A potential downfall is falling in a trap commonly experienced with 4-year degree seekers: not knowing exactly what you want to do, taking basic elective courses to get into the program of choice (which increases school time), or simply taking your “generals” with the sole intention of getting into a 4-year college.
Get a job
Who remembers this quote? “Craig go out today and look for a job, the word today is job, J-O-B”. One of the more famous lines from the 1995 film, Friday. But those words still hold true today for some parents. When college doesn’t work out or the child doesn’t want to go to school, all that’s left is finding a job. Afterall, a job is better than watching Netflix all day. A pro here is the instant income to put some money in your pocket. However, the income can vary greatly; it all depends on the industry and one’s skill level. But there is the obvious downfall: without an employable skill, the odds may not be looking good in the long run. You are probably looking at retail, factory, or hospitality work. Let me be the first to say there is nothing wrong with these choices: I gave the hospitality field 8 years of my life. But the problem here is that these jobs are just that — jobs — there are no clear career trajectories.
With automation becoming more and more of a factor these days, the future does not bode well for the sustainability of these jobs. So I ask the question again, is it worth it? Does getting a job straight from high school make sense?
What if I told you that you could get a stable career in a shorter time than a 2-year or 4-year degree, at a fraction of the cost? Would you do it? If you said yes, then trade school, vocational school or a trade job is the route for you. In as little as 6 months (20 weeks at Summit Academy), you could be out the door in a skilled trade making a living. There are countless articles about the benefits of attending Trade School vs. College and this one is no different. If you want to start making money and have an actual skill that you can use, and you don’t want mountains of student debt, then the choice is obvious. It’s vocational training.
When it comes to salaries, trade school graduates aren’t making much less than traditional college counterparts. The median salary of entry-level positions of trade jobs is $35,720. Bachelor’s degree holders, when they begin working, only make around $11,000 more annually than those who received trade school diplomas, and that’s assuming they can even find a job in their chosen field. That may seem like a lot, but consider that every month they are paying an average of $200-$350, or around $3,000 annually, on their student loans. That brings the salary down rather quickly. Also, keep in mind that you, coming out of trade school, will be in the workforce an average of two years longer than traditional college students.
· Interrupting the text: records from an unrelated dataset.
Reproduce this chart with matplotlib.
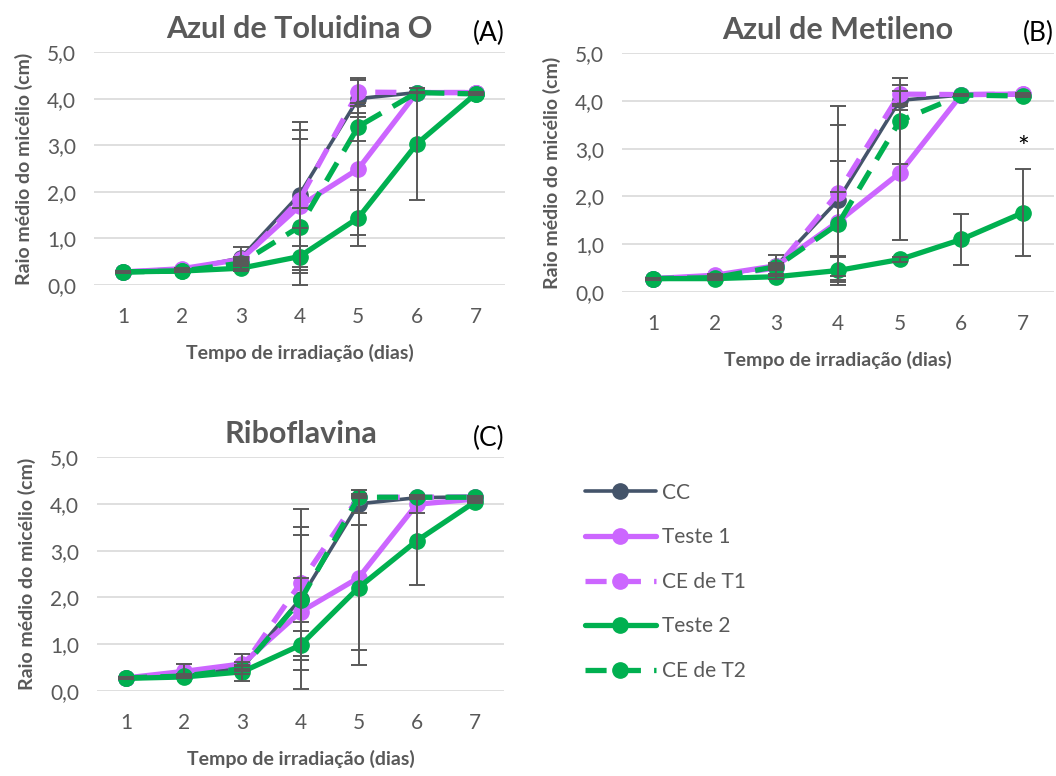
import matplotlib.pyplot as plt
import numpy as np

plt.rcParams['font.family'] = ['Lato', 'DejaVu Sans']

dias = [1, 2, 3, 4, 5, 6, 7]
series = ["CC", "Teste 1", "CE de T1", "Teste 2", "CE de T2"]

# (A) Azul de Toluidina O
a_cc = [0.28, 0.33, 0.58, 1.94, 4.00, 4.13, 4.13]
a_t1 = [0.28, 0.35, 0.55, 1.69, 2.49, 4.13, 4.13]
a_ce1 = [0.28, 0.33, 0.50, 1.83, 4.14, 4.13, 4.13]
a_t2 = [0.28, 0.30, 0.36, 0.61, 1.44, 3.03, 4.10]
a_ce2 = [0.28, 0.30, 0.47, 1.25, 3.40, 4.13, 4.10]
a_err_cc = [0.02, 0.02, 0.24, 1.55, 0.40, 0.02, 0.02]
a_err_t1 = [0.02, 0.02, 0.05, 1.44, 1.41, 0.02, 0.02]
a_err_ce1 = [0.02, 0.02, 0.05, 1.50, 0.30, 0.02, 0.02]
a_err_t2 = [0.02, 0.02, 0.05, 0.61, 0.60, 1.20, 0.02]
a_err_ce2 = [0.02, 0.02, 0.05, 0.41, 0.30, 0.02, 0.02]

# (B) Azul de Metileno
b_cc = [0.28, 0.33, 0.55, 1.92, 4.01, 4.12, 4.12]
b_t1 = [0.28, 0.35, 0.55, 1.47, 2.49, 4.13, 4.14]
b_ce1 = [0.28, 0.33, 0.50, 2.07, 4.14, 4.13, 4.14]
b_t2 = [0.28, 0.28, 0.32, 0.45, 0.68, 1.10, 1.66]
b_ce2 = [0.28, 0.30, 0.53, 1.42, 3.58, 4.12, 4.10]
b_err_cc = [0.02, 0.02, 0.22, 1.58, 0.20, 0.02, 0.02]
b_err_t1 = [0.02, 0.02, 0.05, 1.27, 1.40, 0.02, 0.02]
b_err_ce1 = [0.02, 0.02, 0.05, 1.82, 0.20, 0.02, 0.02]
b_err_t2 = [0.02, 0.02, 0.05, 0.30, 0.05, 0.54, 0.91]
b_err_ce2 = [0.02, 0.02, 0.05, 0.68, 0.90, 0.02, 0.02]

# (C) Riboflavina
c_cc = [0.28, 0.33, 0.50, 1.97, 4.00, 4.13, 4.15]
c_t1 = [0.28, 0.42, 0.58, 1.69, 2.42, 3.99, 4.10]
c_ce1 = [0.28, 0.35, 0.50, 2.31, 4.14, 4.14, 4.15]
c_t2 = [0.27, 0.30, 0.41, 0.98, 2.21, 3.21, 4.04]
c_ce2 = [0.28, 0.32, 0.48, 1.94, 4.14, 4.14, 4.14]
c_err_cc = [0.02, 0.02, 0.28, 1.53, 0.20, 0.02, 0.02]
c_err_t1 = [0.02, 0.15, 0.05, 1.64, 1.87, 0.19, 0.02]
c_err_ce1 = [0.02, 0.02, 0.05, 1.57, 0.02, 0.02, 0.02]
c_err_t2 = [0.02, 0.02, 0.05, 0.31, 1.33, 0.94, 0.02]
c_err_ce2 = [0.02, 0.02, 0.05, 0.47, 0.02, 0.02, 0.02]

cinza_escuro = "#44546A"
roxo = "#CC66FF"
verde = "#00B050"
texto = "#595959"

estilos = [
    dict(color=cinza_escuro, lw=2.6, ls="-"),
    dict(color=roxo, lw=3.8, ls="-"),
    dict(color=roxo, lw=3.8, ls=(0, (4, 2.5))),
    dict(color=verde, lw=3.8, ls="-"),
    dict(color=verde, lw=3.8, ls=(0, (4, 2.5))),
]

W, H = 1056, 776
fig = plt.figure(figsize=(W / 100, H / 100), dpi=100)


def px(x0, y0, x1, y1):
    return [x0 / W, 1 - y1 / H, (x1 - x0) / W, (y1 - y0) / H]


paineis = [
    ("Azul de Toluidina O", "(A)", px(94, 52, 505, 285),
     [a_cc, a_t1, a_ce1, a_t2, a_ce2],
     [a_err_cc, a_err_t1, a_err_ce1, a_err_t2, a_err_ce2]),
    ("Azul de Metileno", "(B)", px(622, 53, 1054, 292),
     [b_cc, b_t1, b_ce1, b_t2, b_ce2],
     [b_err_cc, b_err_t1, b_err_ce1, b_err_t2, b_err_ce2]),
    ("Riboflavina", "(C)", px(97, 457, 504, 691),
     [c_cc, c_t1, c_ce1, c_t2, c_ce2],
     [c_err_cc, c_err_t1, c_err_ce1, c_err_t2, c_err_ce2]),
]

handles = []
for titulo, letra, rect, dados, erros in paineis:
    ax = fig.add_axes(rect)
    ax.set_xlim(0.5, 7.5)
    ax.set_ylim(0, 5)
    ax.set_yticks(np.arange(0, 5.1, 1.0))
    ax.set_yticklabels([("%.1f" % v).replace(".", ",") for v in np.arange(0, 5.1, 1.0)])
    ax.set_xticks(dias)
    ax.grid(axis="y", color="#D9D9D9", lw=1.2)
    ax.set_axisbelow(True)
    for s in ax.spines.values():
        s.set_visible(False)
    ax.tick_params(length=0, labelsize=15, labelcolor=texto)
    ax.tick_params(axis="x", pad=16)
    ax.tick_params(axis="y", pad=13)
    hs = []
    for y, e, st, nome in zip(dados, erros, estilos, series):
        h, = ax.plot(dias, y, marker="o", ms=11, label=nome, clip_on=False,
                     solid_capstyle="round", dash_capstyle="butt", zorder=3, **st)
        ax.errorbar(dias, y, yerr=e, fmt="none", ecolor=texto, elinewidth=1.4,
                    capsize=6, capthick=1.4, zorder=4, clip_on=False)
        hs.append(h)
    handles = hs
    ax.set_title(titulo, fontsize=22, fontweight="bold", color=texto, pad=10)
    ax.text(1.0, 1.08, letra, transform=ax.transAxes, ha="right", va="center",
            fontsize=19, color="black")
    ax.set_xlabel("Tempo de irradiação (dias)", fontsize=14, fontweight="bold",
                  color=texto, labelpad=12)
    ax.set_ylabel("Raio médio do micélio (cm)", fontsize=14, fontweight="bold",
                  color=texto, labelpad=10)
    if letra == "(B)":
        ax.text(7, 3.0, "*", ha="center", va="center", fontsize=20, color="black")

fig.legend(handles, series, loc="upper left", bbox_to_anchor=(566 / W, 1 - 464 / H),
           frameon=False, fontsize=15, labelcolor=texto, handlelength=3.4,
           handletextpad=0.3, labelspacing=1.18)

plt.savefig("out.png", dpi=100)
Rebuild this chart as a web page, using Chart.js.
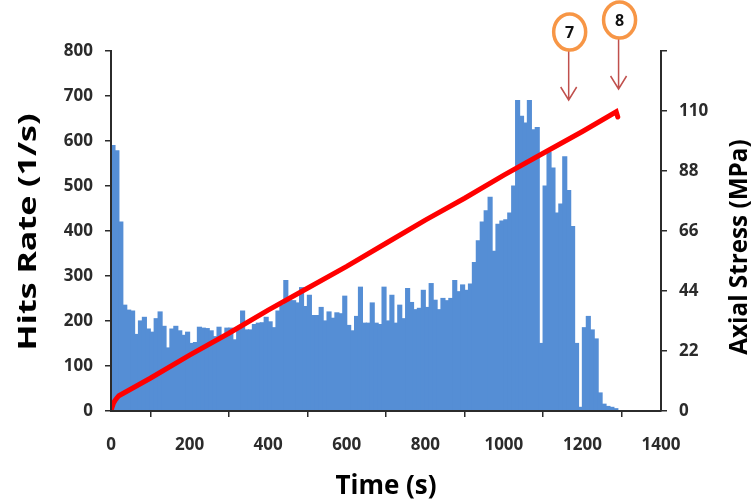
<!DOCTYPE html>
<html>
<head>
<meta charset="utf-8">
<script src="https://cdn.jsdelivr.net/npm/chart.js@4.4.1/dist/chart.umd.min.js"></script>
<style>
  html, body { margin: 0; padding: 0; background: #ffffff; }
  #chart-wrap { width: 753px; height: 502px; }
</style>
</head>
<body>
<div id="chart-wrap"><canvas id="hits-chart" width="753" height="502"></canvas></div>
<script>
// Datos
const binWidth = 10; // s, ancho de cada barra

// Tasa de hits (1/s), una barra cada 10 s desde t = 0
const hitsRate = [
  590, 578, 420, 235, 224, 222, 170, 200, 208, 182,
  175, 205, 220, 188, 140, 182, 188, 178, 168, 175,
  150, 152, 186, 184, 183, 178, 165, 186, 165, 184,
  184, 158, 180, 222, 180, 180, 192, 195, 196, 208,
  198, 185, 222, 235, 290, 245, 245, 240, 274, 232,
  257, 212, 212, 230, 200, 220, 206, 218, 216, 255,
  190, 178, 210, 275, 195, 195, 240, 195, 192, 275,
  200, 257, 195, 235, 205, 272, 241, 225, 228, 268,
  230, 283, 246, 225, 250, 245, 250, 290, 265, 280,
  268, 282, 330, 378, 420, 445, 475, 355, 415, 422,
  425, 440, 500, 690, 655, 640, 690, 625, 630, 150,
  500, 575, 540, 440, 460, 565, 490, 410, 150, 8,
  185, 210, 180, 160, 40, 15, 10, 8, 5
];

// Tensión axial (MPa) frente al tiempo (s)
const stressTime = [0, 3, 6, 10, 14, 20, 100, 200, 300, 400, 500, 600, 700, 800, 900, 1000, 1100, 1200, 1286, 1290];
const stressValue = [0, 1.5, 2.8, 3.8, 4.6, 5.6, 12, 20.5, 28.5, 37, 45, 53, 61.5, 70, 78, 86.5, 94.5, 102.5, 109.7, 107.8];

// Ejes
const timeAxis = { min: 0, max: 1400, step: 200 };
const hitsAxis = { min: 0, max: 800, step: 100 };
const stressAxis = { min: 0, max: 132, step: 22, lastLabel: 110 };

// Eventos marcados con flecha
const eventLabels = ['7', '8'];
const eventTimes = [1165, 1292];

const tickFont = { family: 'Open Sans', size: 17, weight: 'bold' };
const titleFont = { family: 'Open Sans', size: 26, weight: 'bold', lineHeight: 1.2 };
const axisColor = '#2b2b2b';

/**
 * Escribe un texto girado, estirado a lo largo de su dirección
 */
function drawRotatedTitle(ctx, text, x, y, stretch) {
  ctx.save();
  ctx.translate(x, y);
  ctx.rotate(-Math.PI / 2);
  ctx.scale(stretch, 1);
  ctx.font = 'bold 25px "Open Sans"';
  ctx.fillStyle = '#000000';
  ctx.textAlign = 'center';
  ctx.textBaseline = 'middle';
  ctx.fillText(text, 0, 0);
  ctx.restore();
}

/**
 * Dibuja los títulos de los ejes verticales y las marcas de eventos
 */
const annotationsPlugin = {
  id: 'annotations',
  afterDraw(chart) {
    const { ctx, chartArea, scales } = chart;
    const midY = (chartArea.top + chartArea.bottom) / 2;

    // Títulos verticales, leídos de abajo hacia arriba
    drawRotatedTitle(ctx, 'Hits Rate (1/s)', 29, midY + 1, 1.36);
    drawRotatedTitle(ctx, 'Axial Stress (MPa)', chartArea.right + 79, midY + 16, 0.97);

    // Círculos y flechas de los eventos
    const circleOffsets = [19, 31];
    const tipOffsets = [49, 38];
    eventTimes.forEach((time, i) => {
      const x = scales.x.getPixelForValue(time);
      const cy = chartArea.top - circleOffsets[i];
      const tipY = chartArea.top + tipOffsets[i];

      ctx.save();
      ctx.strokeStyle = '#C0504D';
      ctx.lineWidth = 1.5;
      ctx.beginPath();
      ctx.moveTo(x, cy + 18);
      ctx.lineTo(x, tipY);
      ctx.moveTo(x - 8, tipY - 13);
      ctx.lineTo(x, tipY);
      ctx.lineTo(x + 8, tipY - 13);
      ctx.stroke();

      ctx.beginPath();
      ctx.ellipse(x + 1, cy, 16, 18, 0, 0, Math.PI * 2);
      ctx.fillStyle = '#ffffff';
      ctx.fill();
      ctx.strokeStyle = '#F79646';
      ctx.lineWidth = 3.5;
      ctx.stroke();

      ctx.fillStyle = '#111111';
      ctx.font = 'bold 16px "Open Sans"';
      ctx.textAlign = 'center';
      ctx.textBaseline = 'middle';
      ctx.fillText(eventLabels[i], x + 1, cy + 1);
      ctx.restore();
    });
  }
};

/**
 * Crea el gráfico de hits y tensión
 */
function createChart() {
  const ctx = document.getElementById('hits-chart').getContext('2d');

  const barData = hitsRate.map((v, i) => ({ x: i * binWidth + binWidth / 2, y: v }));
  const lineData = stressTime.map((t, i) => ({ x: t, y: stressValue[i] }));

  const gridTicks = { drawOnChartArea: false, drawTicks: true, tickLength: 6, color: axisColor, lineWidth: 1.5 };
  const border = { display: true, color: axisColor, width: 2, z: 1 };

  return new Chart(ctx, {
    type: 'bar',
    data: {
      datasets: [{
        type: 'line',
        label: 'Axial Stress',
        data: lineData,
        yAxisID: 'y2',
        borderColor: '#FF0000',
        borderWidth: 5,
        borderCapStyle: 'round',
        pointRadius: 0,
        tension: 0,
        order: 0
      }, {
        type: 'bar',
        label: 'Hits Rate',
        data: barData,
        yAxisID: 'y',
        backgroundColor: '#558ED5',
        borderWidth: 0,
        inflateAmount: 0.6,
        barPercentage: 1,
        categoryPercentage: 1,
        order: 1
      }]
    },
    options: {
      responsive: false,
      animation: false,
      layout: { padding: { top: 51, left: 0, right: 0, bottom: 0 } },
      plugins: {
        legend: { display: false },
        tooltip: { enabled: false }
      },
      scales: {
        x: {
          type: 'linear',
          offset: false,
          min: timeAxis.min,
          max: timeAxis.max,
          ticks: {
            stepSize: timeAxis.step,
            font: tickFont,
            color: axisColor,
            padding: 18,
            maxRotation: 0,
            callback: (v) => String(v)
          },
          grid: gridTicks,
          border: border,
          title: { display: true, text: 'Time (s)', font: titleFont, color: '#000000', padding: { top: 0, bottom: 0 } },
          afterFit(scale) { scale.height = 91; }
        },
        y: {
          position: 'left',
          min: hitsAxis.min,
          max: hitsAxis.max,
          ticks: { stepSize: hitsAxis.step, font: tickFont, color: axisColor, padding: 12 },
          grid: gridTicks,
          border: border,
          afterFit(scale) { scale.width = 111; }
        },
        y2: {
          position: 'right',
          min: stressAxis.min,
          max: stressAxis.max,
          ticks: {
            stepSize: stressAxis.step,
            font: tickFont,
            color: axisColor,
            padding: 12,
            callback: (v) => (v > stressAxis.lastLabel ? '' : v)
          },
          grid: gridTicks,
          border: border,
          afterFit(scale) { scale.width = 92; }
        }
      }
    },
    plugins: [annotationsPlugin]
  });
}

createChart();
</script>
</body>
</html>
You’ll be bringing home the bacon that much longer. So, on average, you’ll have made more than $75,000 before the person with the bachelor’s degree even starts job searching.
This is just a small bit of info for you to think about. I also want you to think about the title of this blog, “I have a Bachelor’s degree and I still work 4 jobs to make ends meet”. Does that sound good to you? Is a 2-year degree or 4-year degree something one should strive for? Ultimately, base your decision on your particular situation and what is best for you. Before you make your final decision ask yourself, “Is this worth it?”